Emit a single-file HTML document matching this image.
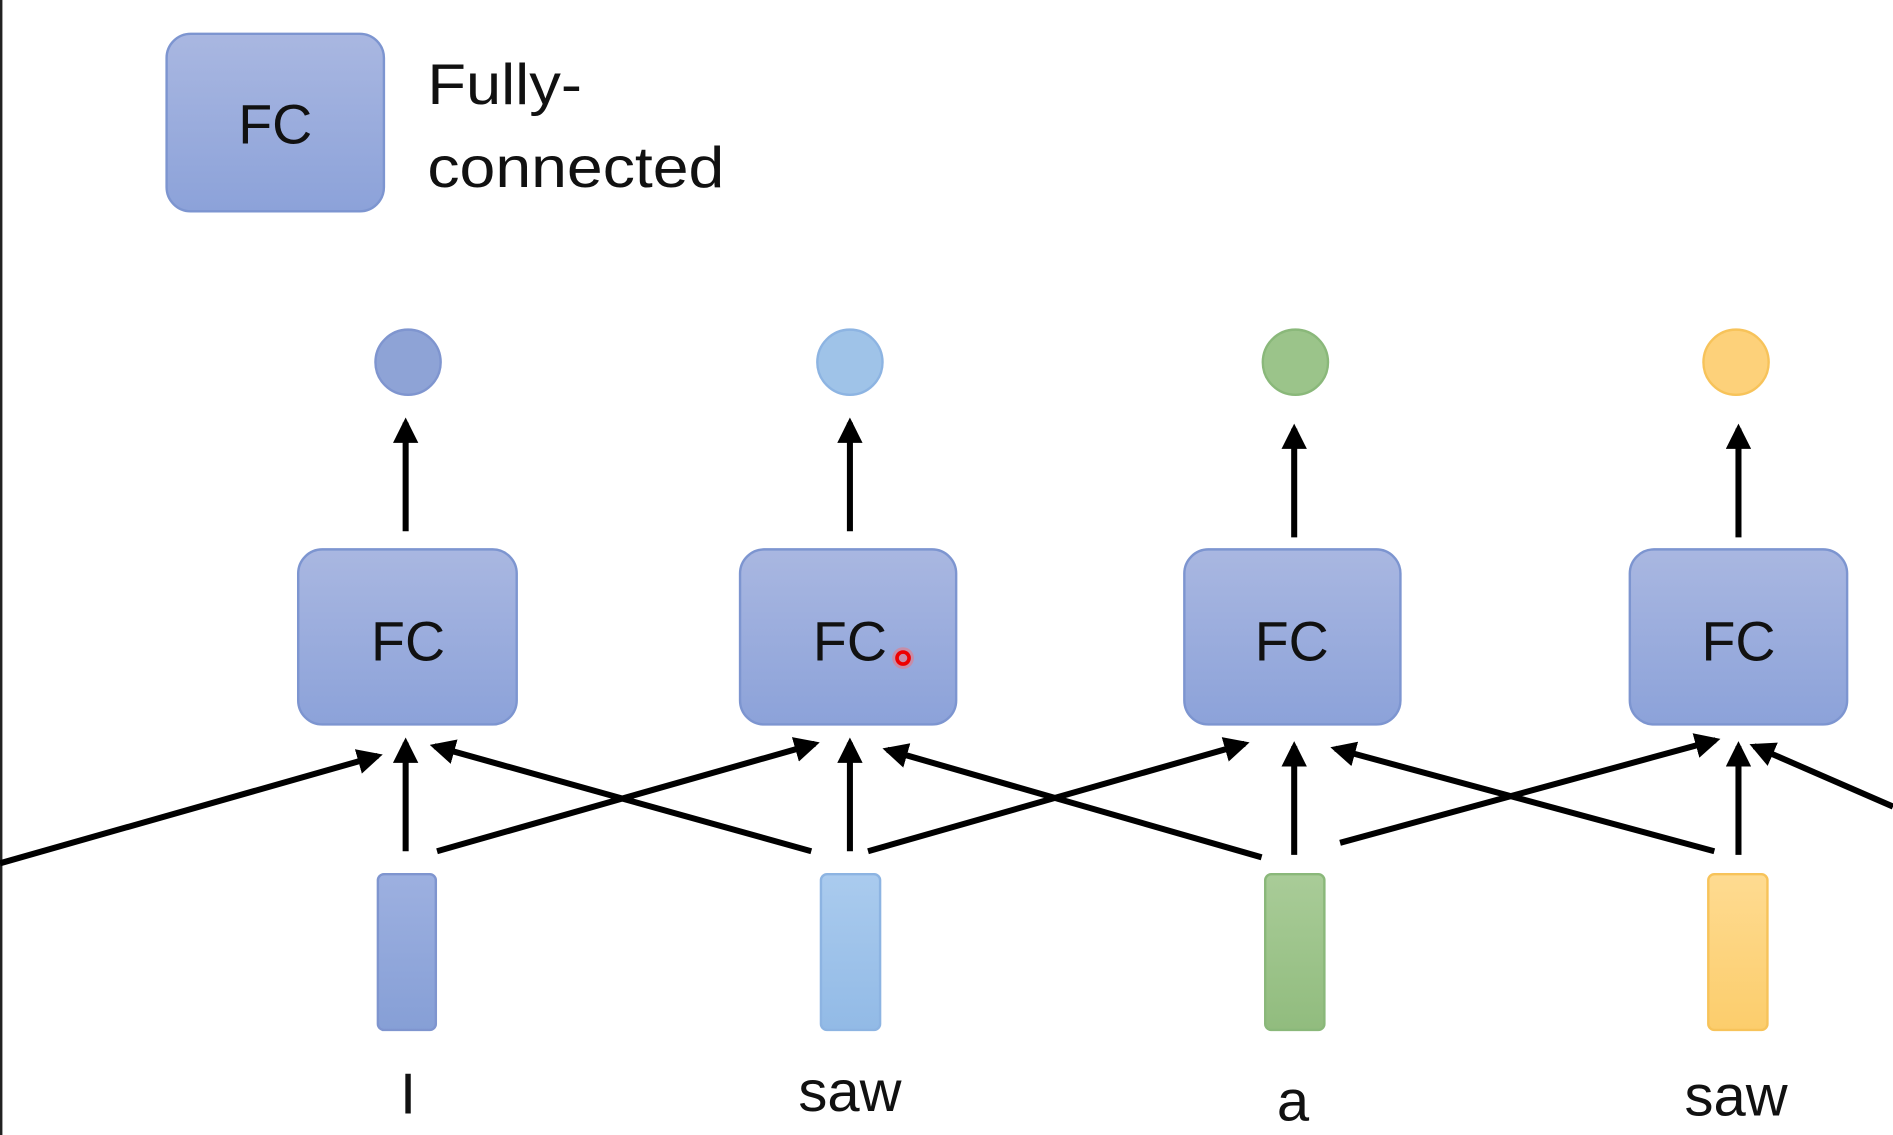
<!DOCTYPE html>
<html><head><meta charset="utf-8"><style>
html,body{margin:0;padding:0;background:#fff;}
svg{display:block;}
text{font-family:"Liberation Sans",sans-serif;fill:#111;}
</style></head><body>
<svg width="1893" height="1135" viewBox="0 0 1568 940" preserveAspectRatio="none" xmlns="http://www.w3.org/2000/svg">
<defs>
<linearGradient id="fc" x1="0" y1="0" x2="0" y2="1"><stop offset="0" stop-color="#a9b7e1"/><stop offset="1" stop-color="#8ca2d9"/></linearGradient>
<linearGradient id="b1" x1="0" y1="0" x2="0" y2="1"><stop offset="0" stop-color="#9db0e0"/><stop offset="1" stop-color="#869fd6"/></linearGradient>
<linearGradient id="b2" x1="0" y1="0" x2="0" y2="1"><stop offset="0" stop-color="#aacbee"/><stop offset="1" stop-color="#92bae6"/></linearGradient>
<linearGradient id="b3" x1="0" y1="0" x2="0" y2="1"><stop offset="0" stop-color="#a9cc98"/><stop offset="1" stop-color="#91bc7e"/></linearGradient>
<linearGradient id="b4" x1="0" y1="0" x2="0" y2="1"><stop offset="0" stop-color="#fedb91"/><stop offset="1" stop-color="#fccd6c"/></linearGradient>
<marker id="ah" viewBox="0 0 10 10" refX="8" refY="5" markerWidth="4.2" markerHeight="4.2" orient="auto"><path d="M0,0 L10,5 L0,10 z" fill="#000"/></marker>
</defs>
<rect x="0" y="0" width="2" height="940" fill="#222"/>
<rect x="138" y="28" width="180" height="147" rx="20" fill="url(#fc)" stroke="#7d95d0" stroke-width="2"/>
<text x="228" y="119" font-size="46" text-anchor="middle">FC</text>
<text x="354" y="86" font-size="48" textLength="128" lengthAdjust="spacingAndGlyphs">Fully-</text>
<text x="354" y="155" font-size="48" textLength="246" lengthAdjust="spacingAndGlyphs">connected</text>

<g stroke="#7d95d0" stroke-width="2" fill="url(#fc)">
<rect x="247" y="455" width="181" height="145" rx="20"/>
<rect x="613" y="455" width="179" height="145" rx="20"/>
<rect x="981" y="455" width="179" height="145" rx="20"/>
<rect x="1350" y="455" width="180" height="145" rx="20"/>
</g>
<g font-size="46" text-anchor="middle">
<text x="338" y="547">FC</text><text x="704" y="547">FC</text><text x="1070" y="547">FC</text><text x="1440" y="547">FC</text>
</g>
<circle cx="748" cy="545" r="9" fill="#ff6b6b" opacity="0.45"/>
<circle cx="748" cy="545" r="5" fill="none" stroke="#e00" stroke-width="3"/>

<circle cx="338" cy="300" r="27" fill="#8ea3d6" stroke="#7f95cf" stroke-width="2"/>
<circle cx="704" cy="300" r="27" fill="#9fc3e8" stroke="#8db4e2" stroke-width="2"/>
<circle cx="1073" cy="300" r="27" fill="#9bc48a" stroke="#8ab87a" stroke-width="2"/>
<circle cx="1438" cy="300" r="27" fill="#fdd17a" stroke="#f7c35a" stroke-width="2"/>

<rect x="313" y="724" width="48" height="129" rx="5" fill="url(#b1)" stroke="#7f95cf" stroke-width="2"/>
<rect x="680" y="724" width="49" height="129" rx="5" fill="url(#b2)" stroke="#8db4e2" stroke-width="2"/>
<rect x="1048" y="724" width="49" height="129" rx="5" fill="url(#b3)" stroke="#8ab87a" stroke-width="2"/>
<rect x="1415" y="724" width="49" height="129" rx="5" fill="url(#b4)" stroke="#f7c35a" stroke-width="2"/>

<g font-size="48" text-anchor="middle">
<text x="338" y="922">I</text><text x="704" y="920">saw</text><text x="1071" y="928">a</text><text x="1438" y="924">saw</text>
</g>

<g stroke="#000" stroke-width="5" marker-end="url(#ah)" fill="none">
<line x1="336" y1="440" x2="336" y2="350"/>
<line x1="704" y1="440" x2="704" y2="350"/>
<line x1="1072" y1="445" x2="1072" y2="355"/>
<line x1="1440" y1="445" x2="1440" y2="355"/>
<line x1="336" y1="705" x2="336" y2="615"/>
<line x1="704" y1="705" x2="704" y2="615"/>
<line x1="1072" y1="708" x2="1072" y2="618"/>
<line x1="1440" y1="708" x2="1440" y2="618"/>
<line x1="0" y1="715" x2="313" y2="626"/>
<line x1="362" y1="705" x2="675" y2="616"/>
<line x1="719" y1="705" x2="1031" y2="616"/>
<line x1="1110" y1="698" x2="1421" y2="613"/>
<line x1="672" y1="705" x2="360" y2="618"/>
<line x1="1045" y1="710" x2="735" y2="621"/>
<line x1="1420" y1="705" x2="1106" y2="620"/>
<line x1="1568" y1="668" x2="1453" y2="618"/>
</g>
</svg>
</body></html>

Prompt: Strip out the pictures and quote the remaining data word for word.

Exercise answer:
Emit a single-file HTML document matching this image.
<!DOCTYPE html>
<html><head><meta charset="utf-8"><style>
html,body{margin:0;padding:0;background:#fff;}
svg{display:block;}
text{font-family:"Liberation Sans",sans-serif;fill:#111;}
</style></head><body>
<svg width="1893" height="1135" viewBox="0 0 1568 940" preserveAspectRatio="none" xmlns="http://www.w3.org/2000/svg">
<defs>
<linearGradient id="fc" x1="0" y1="0" x2="0" y2="1"><stop offset="0" stop-color="#a9b7e1"/><stop offset="1" stop-color="#8ca2d9"/></linearGradient>
<linearGradient id="b1" x1="0" y1="0" x2="0" y2="1"><stop offset="0" stop-color="#9db0e0"/><stop offset="1" stop-color="#869fd6"/></linearGradient>
<linearGradient id="b2" x1="0" y1="0" x2="0" y2="1"><stop offset="0" stop-color="#aacbee"/><stop offset="1" stop-color="#92bae6"/></linearGradient>
<linearGradient id="b3" x1="0" y1="0" x2="0" y2="1"><stop offset="0" stop-color="#a9cc98"/><stop offset="1" stop-color="#91bc7e"/></linearGradient>
<linearGradient id="b4" x1="0" y1="0" x2="0" y2="1"><stop offset="0" stop-color="#fedb91"/><stop offset="1" stop-color="#fccd6c"/></linearGradient>
<marker id="ah" viewBox="0 0 10 10" refX="8" refY="5" markerWidth="4.2" markerHeight="4.2" orient="auto"><path d="M0,0 L10,5 L0,10 z" fill="#000"/></marker>
</defs>
<rect x="0" y="0" width="2" height="940" fill="#222"/>
<rect x="138" y="28" width="180" height="147" rx="20" fill="url(#fc)" stroke="#7d95d0" stroke-width="2"/>
<text x="228" y="119" font-size="46" text-anchor="middle">FC</text>
<text x="354" y="86" font-size="48" textLength="128" lengthAdjust="spacingAndGlyphs">Fully-</text>
<text x="354" y="155" font-size="48" textLength="246" lengthAdjust="spacingAndGlyphs">connected</text>

<g stroke="#7d95d0" stroke-width="2" fill="url(#fc)">
<rect x="247" y="455" width="181" height="145" rx="20"/>
<rect x="613" y="455" width="179" height="145" rx="20"/>
<rect x="981" y="455" width="179" height="145" rx="20"/>
<rect x="1350" y="455" width="180" height="145" rx="20"/>
</g>
<g font-size="46" text-anchor="middle">
<text x="338" y="547">FC</text><text x="704" y="547">FC</text><text x="1070" y="547">FC</text><text x="1440" y="547">FC</text>
</g>
<circle cx="748" cy="545" r="9" fill="#ff6b6b" opacity="0.45"/>
<circle cx="748" cy="545" r="5" fill="none" stroke="#e00" stroke-width="3"/>

<circle cx="338" cy="300" r="27" fill="#8ea3d6" stroke="#7f95cf" stroke-width="2"/>
<circle cx="704" cy="300" r="27" fill="#9fc3e8" stroke="#8db4e2" stroke-width="2"/>
<circle cx="1073" cy="300" r="27" fill="#9bc48a" stroke="#8ab87a" stroke-width="2"/>
<circle cx="1438" cy="300" r="27" fill="#fdd17a" stroke="#f7c35a" stroke-width="2"/>

<rect x="313" y="724" width="48" height="129" rx="5" fill="url(#b1)" stroke="#7f95cf" stroke-width="2"/>
<rect x="680" y="724" width="49" height="129" rx="5" fill="url(#b2)" stroke="#8db4e2" stroke-width="2"/>
<rect x="1048" y="724" width="49" height="129" rx="5" fill="url(#b3)" stroke="#8ab87a" stroke-width="2"/>
<rect x="1415" y="724" width="49" height="129" rx="5" fill="url(#b4)" stroke="#f7c35a" stroke-width="2"/>

<g font-size="48" text-anchor="middle">
<text x="338" y="922">I</text><text x="704" y="920">saw</text><text x="1071" y="928">a</text><text x="1438" y="924">saw</text>
</g>

<g stroke="#000" stroke-width="5" marker-end="url(#ah)" fill="none">
<line x1="336" y1="440" x2="336" y2="350"/>
<line x1="704" y1="440" x2="704" y2="350"/>
<line x1="1072" y1="445" x2="1072" y2="355"/>
<line x1="1440" y1="445" x2="1440" y2="355"/>
<line x1="336" y1="705" x2="336" y2="615"/>
<line x1="704" y1="705" x2="704" y2="615"/>
<line x1="1072" y1="708" x2="1072" y2="618"/>
<line x1="1440" y1="708" x2="1440" y2="618"/>
<line x1="0" y1="715" x2="313" y2="626"/>
<line x1="362" y1="705" x2="675" y2="616"/>
<line x1="719" y1="705" x2="1031" y2="616"/>
<line x1="1110" y1="698" x2="1421" y2="613"/>
<line x1="672" y1="705" x2="360" y2="618"/>
<line x1="1045" y1="710" x2="735" y2="621"/>
<line x1="1420" y1="705" x2="1106" y2="620"/>
<line x1="1568" y1="668" x2="1453" y2="618"/>
</g>
</svg>
</body></html>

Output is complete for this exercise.